La vocación literaria puede desembocar en una tragedia. Nada más atroz que el menosprecio, la condena a la excentricidad y al aislamiento en sociedades donde impera un provincialismo asfixiante. El escéptico narrador de La inutilidad (Corregidor), de Eduardo Lalo, regresa a la capital puertorriqueña, luego de estudiar unos años en Francia, en busca de un lugar donde poder escribir. La pobreza humana y material –semejante a la que había vivido en París– es más cruel y duele mucho más en su propio país. Lalo es el primer escritor puertorriqueño en obtener este año el Premio Rómulo Gallegos por otra excelente novela: Simone, también publicada por Corregidor. El sueño del retorno (Tusquets), continuación de la saga de la familia Aragón, es otra gran novela de Horacio Castellanos Moya.

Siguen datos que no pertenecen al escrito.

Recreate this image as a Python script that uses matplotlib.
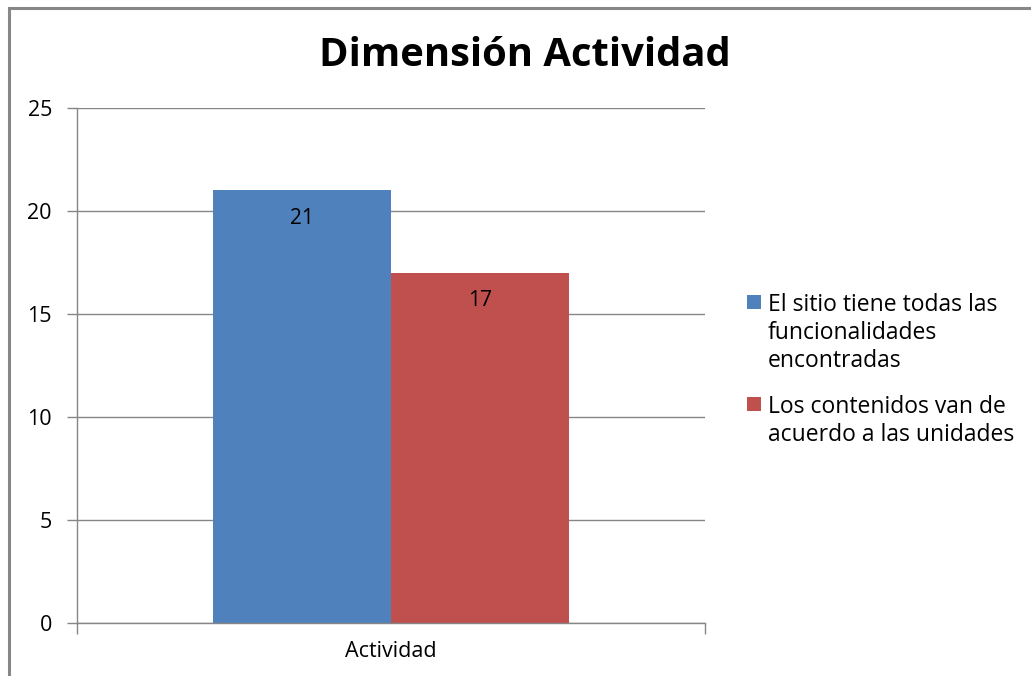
import matplotlib
matplotlib.use("Agg")
import matplotlib.pyplot as plt
from matplotlib.patches import Rectangle

categories = ["Actividad"]
series_names = ["El sitio tiene todas las\nfuncionalidades\nencontradas",
                "Los contenidos van de\nacuerdo a las unidades"]
series_values = [[21], [17]]
colors = ["#4F81BD", "#C0504D"]
yticks = [0, 5, 10, 15, 20, 25]
title = "Dimensión Actividad"

plt.rcParams['font.family'] = ['Open Sans', 'DejaVu Sans']

W, H = 1031, 676
fig = plt.figure(figsize=(W / 100, H / 100), dpi=100)
# outer chart frame
fig.patches.append(Rectangle((9 / W, -0.1), 1.2, 1 - 8 / H + 0.1, transform=fig.transFigure,
                             fill=False, edgecolor="#878787", linewidth=2.2))

ax = fig.add_axes([77 / W, 1 - 623 / H, 628 / W, 515 / H])
w = 0.2834
for i, (name, vals) in enumerate(zip(series_names, series_values)):
    xs = [k - w + i * w for k in range(len(categories))]
    bars = ax.bar(xs, vals, width=w, align="edge", color=colors[i], label=name, zorder=2)
    for b, v in zip(bars, vals):
        ax.annotate(str(v), (b.get_x() + b.get_width() / 2, v), xytext=(0, -28),
                    textcoords="offset pixels",
                    ha="center", va="center", fontsize=15, color="black", zorder=3)

ax.set_xlim(-0.5, len(categories) - 0.5)
ax.set_ylim(0, 25)
ax.set_yticks(yticks)
ax.set_yticklabels([str(t) for t in yticks], fontsize=15.5)
ax.yaxis.grid(True, color="#868686", linewidth=1)
ax.set_axisbelow(True)
ax.set_xticks([-0.5, 0.5])
ax.set_xticklabels([])
ax.set_xticks([0], minor=True)
ax.set_xticklabels(categories, minor=True, fontsize=15.5)
ax.tick_params(axis="x", which="minor", length=0, pad=13)
ax.tick_params(axis="x", which="major", length=8, color="#868686", width=1)
ax.tick_params(axis="y", length=7, color="#868686", width=1, pad=11)
for s in ["top", "right"]:
    ax.spines[s].set_visible(False)
for s in ["left", "bottom"]:
    ax.spines[s].set_color("#868686")
    ax.spines[s].set_linewidth(1)

fig.text(525 / W, 1 - 55 / H, title, ha="center", va="center", fontsize=28.8, fontweight="bold")

# legend (square aligned with first line of each entry, as in the reference)
entry_tops = [302, 404]
line_gap = 28
for name, c, y0 in zip(series_names, colors, entry_tops):
    fig.patches.append(Rectangle((747 / W, 1 - (y0 + 7) / H), 14 / W, 14 / H,
                                 transform=fig.transFigure, facecolor=c, edgecolor="none"))
    for j, line in enumerate(name.split("\n")):
        fig.text(768 / W, 1 - (y0 + j * line_gap) / H, line, ha="left", va="center_baseline",
                 fontsize=16.5, color="black")

fig.savefig("out.png", dpi=100)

En poesía, deslumbra Hoy (Seix Barral), de Juan Gelman, 287 poemas en prosa –algunos brevísimos, como si reducir la expresión a un menor volumen potenciara el “decir”– y uno más, no numerado, titulado “¿Y?” –sin el signo de interrogación al final; algo siempre se pierde en el camino– para cerrar con una contundencia que hace saltar al lector de la silla y ponerse de pie, en caso de estar sentado. Gelman, hueso duro de roer, se mueve todo el tiempo, refractario a las normas, al piloto automático o al funcionamiento aluvional de “la maquinita”, como él prefiere llamarla. “Partir no significa abandonar”, escribe Silvia Baron Supervielle en la introducción de Al margen, su poesía reunida en una edición bilingüe por Adriana Hidalgo. Mil páginas exactas que renacen con los ojos abiertos a una prodigiosa concisión y a una austeridad que empezó siendo una necesidad –cuando se instaló en París en la década del ’60 y en un único gesto cambió de lengua, adoptó el francés, se convirtió en escritora– y devino la bella intensidad de un estilo: “Ecos y signos/ me incitan a ir/ adonde voy/ a venir de/ donde vengo”. Qué dicha inmensa encontrarse con la poesía reunida de Alberto Szpunberg en Como sólo la muerte es pasajera (Entropía). “¿Desde cuándo la poesía sino hasta asir el agua/ con las manos tendidas/ como ramas agitadas en el vaivén del aire?”, se lee en uno de los poemas inéditos de Sol de noche, incluido en el libro. Cuánta felicidad que Alice Munro, la maestra del cuento contemporáneo, haya obtenido, finalmente, el Premio Nobel de Literatura, el mismo año en que publicó el excepcional Mi vida querida (Lumen). La narradora canadiense es una intérprete de primera. Ya se ha escrito que leerla es como despertar temprano, cuando el cielo clarea, pero aún no ha salido el sol.